[EXERCISE TASK]:
Every line below must be reproduced exactly. Copy them all.

_____

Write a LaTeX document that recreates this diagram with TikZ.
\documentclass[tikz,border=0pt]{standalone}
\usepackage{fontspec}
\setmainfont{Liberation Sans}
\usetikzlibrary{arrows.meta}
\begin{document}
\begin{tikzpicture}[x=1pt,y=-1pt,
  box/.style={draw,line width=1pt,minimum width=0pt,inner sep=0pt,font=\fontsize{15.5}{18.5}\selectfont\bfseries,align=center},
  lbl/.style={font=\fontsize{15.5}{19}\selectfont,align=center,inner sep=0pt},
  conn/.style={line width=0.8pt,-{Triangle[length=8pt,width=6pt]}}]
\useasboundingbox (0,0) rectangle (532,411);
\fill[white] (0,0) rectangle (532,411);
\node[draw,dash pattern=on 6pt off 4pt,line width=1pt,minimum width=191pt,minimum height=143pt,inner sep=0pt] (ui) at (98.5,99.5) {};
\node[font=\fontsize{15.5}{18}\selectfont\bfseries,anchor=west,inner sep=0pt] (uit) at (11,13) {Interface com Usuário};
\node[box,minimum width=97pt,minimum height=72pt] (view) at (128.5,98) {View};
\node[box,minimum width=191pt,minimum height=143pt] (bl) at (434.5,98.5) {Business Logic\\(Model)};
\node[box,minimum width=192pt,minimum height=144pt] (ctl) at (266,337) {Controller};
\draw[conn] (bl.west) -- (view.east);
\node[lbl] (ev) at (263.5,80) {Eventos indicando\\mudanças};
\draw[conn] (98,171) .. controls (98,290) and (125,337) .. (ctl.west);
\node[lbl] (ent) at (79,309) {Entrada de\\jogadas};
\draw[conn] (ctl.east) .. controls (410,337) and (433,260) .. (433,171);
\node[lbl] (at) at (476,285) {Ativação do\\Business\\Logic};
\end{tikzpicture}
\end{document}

_____

[FINAL ANSWER]:
Write a LaTeX document that recreates this diagram with TikZ.
\documentclass[tikz,border=0pt]{standalone}
\usepackage{fontspec}
\setmainfont{Liberation Sans}
\usetikzlibrary{arrows.meta}
\begin{document}
\begin{tikzpicture}[x=1pt,y=-1pt,
  box/.style={draw,line width=1pt,minimum width=0pt,inner sep=0pt,font=\fontsize{15.5}{18.5}\selectfont\bfseries,align=center},
  lbl/.style={font=\fontsize{15.5}{19}\selectfont,align=center,inner sep=0pt},
  conn/.style={line width=0.8pt,-{Triangle[length=8pt,width=6pt]}}]
\useasboundingbox (0,0) rectangle (532,411);
\fill[white] (0,0) rectangle (532,411);
\node[draw,dash pattern=on 6pt off 4pt,line width=1pt,minimum width=191pt,minimum height=143pt,inner sep=0pt] (ui) at (98.5,99.5) {};
\node[font=\fontsize{15.5}{18}\selectfont\bfseries,anchor=west,inner sep=0pt] (uit) at (11,13) {Interface com Usuário};
\node[box,minimum width=97pt,minimum height=72pt] (view) at (128.5,98) {View};
\node[box,minimum width=191pt,minimum height=143pt] (bl) at (434.5,98.5) {Business Logic\\(Model)};
\node[box,minimum width=192pt,minimum height=144pt] (ctl) at (266,337) {Controller};
\draw[conn] (bl.west) -- (view.east);
\node[lbl] (ev) at (263.5,80) {Eventos indicando\\mudanças};
\draw[conn] (98,171) .. controls (98,290) and (125,337) .. (ctl.west);
\node[lbl] (ent) at (79,309) {Entrada de\\jogadas};
\draw[conn] (ctl.east) .. controls (410,337) and (433,260) .. (433,171);
\node[lbl] (at) at (476,285) {Ativação do\\Business\\Logic};
\end{tikzpicture}
\end{document}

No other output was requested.